Mechanical, electrical, and plumbing scopes intersect with concrete more than any other trade on an industrial or commercial build. Underground electrical conduit, plumbing rough-in, and grounding grids all need to be in the ground before we pour, and getting that sequence wrong means saw-cutting a finished slab to fix a missed sleeve. We coordinate MEP subcontractor scopes on projects where we self-perform the concrete package, sitting between the general contractor's schedule and each trade's shop drawings to keep underground work, embeds, and pour dates aligned.

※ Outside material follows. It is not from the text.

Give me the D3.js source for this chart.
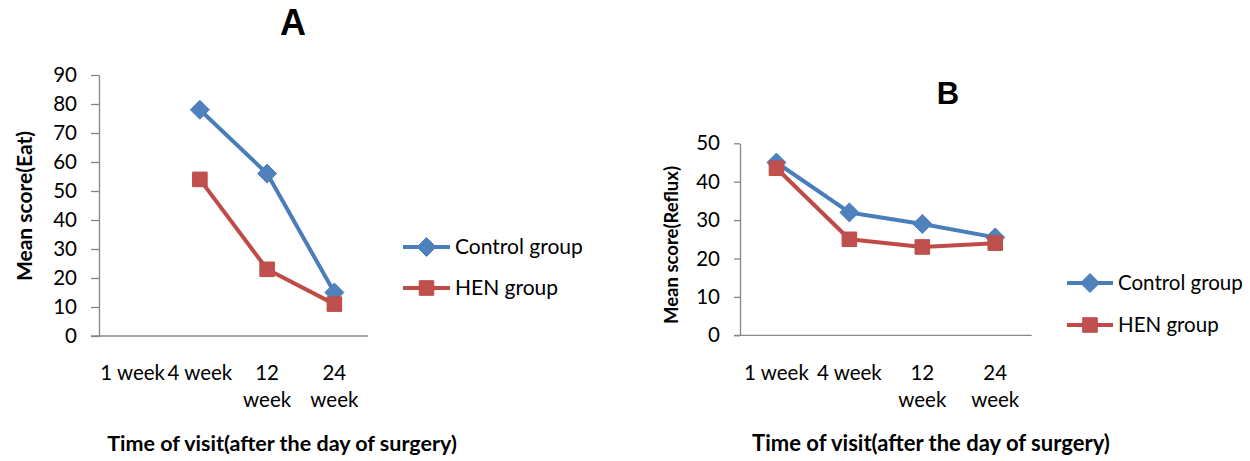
<!DOCTYPE html>
<html>
<head>
<meta charset="utf-8">
<script src="https://cdn.jsdelivr.net/npm/d3@7"></script>
<style>
  html, body { margin: 0; padding: 0; background: #fff; }
  svg { display: block; }
  text { font-family: Lato, "Open Sans", sans-serif; fill: #000; }
</style>
</head>
<body>
<svg id="chart" width="1250" height="461"></svg>
<script>
// ---------- data ----------
const categories = ["1 week", "4 week", "12 week", "24 week"];
const categoryLabelLines = [["1 week"], ["4 week"], ["12", "week"], ["24", "week"]];
const seriesNames = ["Control group", "HEN group"];

const eatControl = [null, 78, 56, 15];
const eatHEN = [null, 54, 23, 11];
const eatTicks = [0, 10, 20, 30, 40, 50, 60, 70, 80, 90];

const refluxControl = [45, 32, 29, 25.5];
const refluxHEN = [43.5, 25, 23, 24];
const refluxTicks = [0, 10, 20, 30, 40, 50];

const titleA = "A", titleB = "B";
const yTitleA = "Mean score(Eat)", yTitleB = "Mean score(Reflux)";
const xTitle = "Time of visit(after the day of surgery)";

// ---------- styles ----------
const lineColors = ["#4A7EBB", "#BE4B48"];
const markerFills = ["#4F81BD", "#C0504D"];
const axisColor = "#868686";

const svg = d3.select("#chart");

function panel(cfg) {
  const g = svg.append("g");
  const x = d3.scaleBand().domain(categories).range(cfg.xRange).padding(0);
  const y = d3.scaleLinear().domain([0, d3.max(cfg.ticks)]).range(cfg.yRange);

  // y axis
  const yAxis = d3.axisLeft(y).tickValues(cfg.ticks).tickSize(cfg.tickLen).tickSizeOuter(0).tickPadding(cfg.tickPad);
  const ya = g.append("g").attr("transform", `translate(${cfg.xRange[0]},0)`).call(yAxis);
  ya.select(".domain").attr("stroke", axisColor).attr("stroke-width", 1.3);
  ya.selectAll(".tick line").attr("stroke", axisColor).attr("stroke-width", 1.3);
  ya.selectAll(".tick text").style("font-size", "20.5px").style("font-family", "Lato").attr("fill", "#000");

  // x axis line
  g.append("line")
    .attr("x1", cfg.xRange[0] - cfg.tickLen).attr("x2", cfg.xRange[1])
    .attr("y1", y(0)).attr("y2", y(0))
    .attr("stroke", axisColor).attr("stroke-width", 1.3);

  // x category labels
  const xl = g.append("g").selectAll("text").data(categories).join("text")
    .attr("text-anchor", "middle")
    .style("font-size", "20.5px")
    .attr("transform", d => `translate(${x(d) + x.bandwidth() / 2},${cfg.labelY})`);
  xl.each(function (d, i) {
    d3.select(this).selectAll("tspan").data(categoryLabelLines[i]).join("tspan")
      .attr("x", 0).attr("y", (t, j) => j * 27).text(t => t);
  });

  // series
  const series = [cfg.control, cfg.hen];
  const line = d3.line()
    .defined(d => d != null)
    .x((d, i) => x(categories[i]) + x.bandwidth() / 2)
    .y(d => y(d));
  const diamond = d3.symbol(d3.symbolDiamond2, 230)();
  const square = d3.symbol(d3.symbolSquare2, 270)();
  series.forEach((vals, si) => {
    g.append("path").datum(vals)
      .attr("fill", "none").attr("stroke", lineColors[si]).attr("stroke-width", 4)
      .attr("stroke-linejoin", "round")
      .attr("d", line);
    const pts = vals.map((v, i) => ({ v, c: categories[i] })).filter(p => p.v != null);
    g.append("g").selectAll("path").data(pts).join("path")
      .attr("transform", p => `translate(${x(p.c) + x.bandwidth() / 2},${y(p.v)})`)
      .attr("d", si === 0 ? diamond : square)
      .attr("fill", markerFills[si]).attr("stroke", lineColors[si]).attr("stroke-width", 1);
  });

  // legend
  seriesNames.forEach((name, si) => {
    const ly = cfg.legendY[si];
    const lg = g.append("g");
    lg.append("line").attr("x1", cfg.legendX[0]).attr("x2", cfg.legendX[1])
      .attr("y1", ly).attr("y2", ly).attr("stroke", lineColors[si]).attr("stroke-width", 4);
    lg.append("path")
      .attr("transform", `translate(${(cfg.legendX[0] + cfg.legendX[1]) / 2},${ly})`)
      .attr("d", si === 0 ? diamond : square)
      .attr("fill", markerFills[si]).attr("stroke", lineColors[si]).attr("stroke-width", 1);
    lg.append("text").attr("x", cfg.legendX[1] + 5).attr("y", ly).attr("dy", "0.35em")
      .style("font-size", cfg.legendSize + "px").text(name);
  });

  // titles
  g.append("text").attr("x", cfg.titlePos[0]).attr("y", cfg.titlePos[1])
    .attr("text-anchor", "middle").style("font-family", "'Liberation Sans', Arial, sans-serif")
    .style("font-weight", "bold").style("font-size", cfg.titleSize + "px").text(cfg.title);

  g.append("text")
    .attr("transform", `translate(${cfg.yTitlePos[0]},${cfg.yTitlePos[1]}) rotate(-90)`)
    .attr("text-anchor", "middle").attr("dy", "0.35em")
    .style("font-weight", "bold").style("font-size", cfg.yTitleSize + "px").text(cfg.yTitle);

  g.append("text").attr("x", cfg.xTitlePos[0]).attr("y", cfg.xTitlePos[1])
    .attr("text-anchor", "middle")
    .style("font-weight", "bold").style("font-size", cfg.xTitleSize + "px").text(xTitle);
}

panel({
  xRange: [99, 368], yRange: [336, 75], ticks: eatTicks, tickLen: 8, tickPad: 14,
  control: eatControl, hen: eatHEN, labelY: 380,
  legendX: [403, 450], legendY: [247, 288], legendSize: 21,
  title: titleA, titlePos: [293, 35], titleSize: 36,
  yTitle: yTitleA, yTitlePos: [25, 206], yTitleSize: 21,
  xTitlePos: [282, 451], xTitleSize: 21.5
});

panel({
  xRange: [740, 1031.7], yRange: [335.3, 143.3], ticks: refluxTicks, tickLen: 6, tickPad: 14,
  control: refluxControl, hen: refluxHEN, labelY: 380,
  legendX: [1067, 1113], legendY: [283, 325], legendSize: 20.5,
  title: titleB, titlePos: [948, 104], titleSize: 31,
  yTitle: yTitleB, yTitlePos: [672, 245], yTitleSize: 18.5,
  xTitlePos: [931, 451], xTitleSize: 22
});
</script>
</body>
</html>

On a typical Frisco or McKinney tilt-wall or warehouse project, that means reviewing electrical, plumbing, and fire protection underground drawings before foundation layout, flagging conflicts between conduit runs and reinforcement or footing locations, and holding a coordination walk with each trade's foreman before pour day so nobody discovers a missed sleeve after concrete has cured. We also manage grounding grid and rebar bonding requirements for facilities with sensitive equipment, since electrical grounding often ties directly into the structural steel and foundation reinforcement we are already placing.
Collin County's building pace, driven by growth around PGA Frisco, The Star, and the corporate campuses filling in along the Tollway, means MEP subcontractors are often juggling multiple job sites at once. A missed coordination call can mean a trade shows up on-site with nothing to do, or worse, shows up after we have already poured over a location their conduit needed to pass through. We manage that calendar actively rather than leaving it to chance.
As with our HVAC coordination, we do not perform electrical, plumbing, or fire protection work ourselves. Our role is holding the concrete-side sequencing and underground coordination that keeps licensed MEP subcontractors moving on schedule, verified against the engineer's drawings before anything goes in the ground.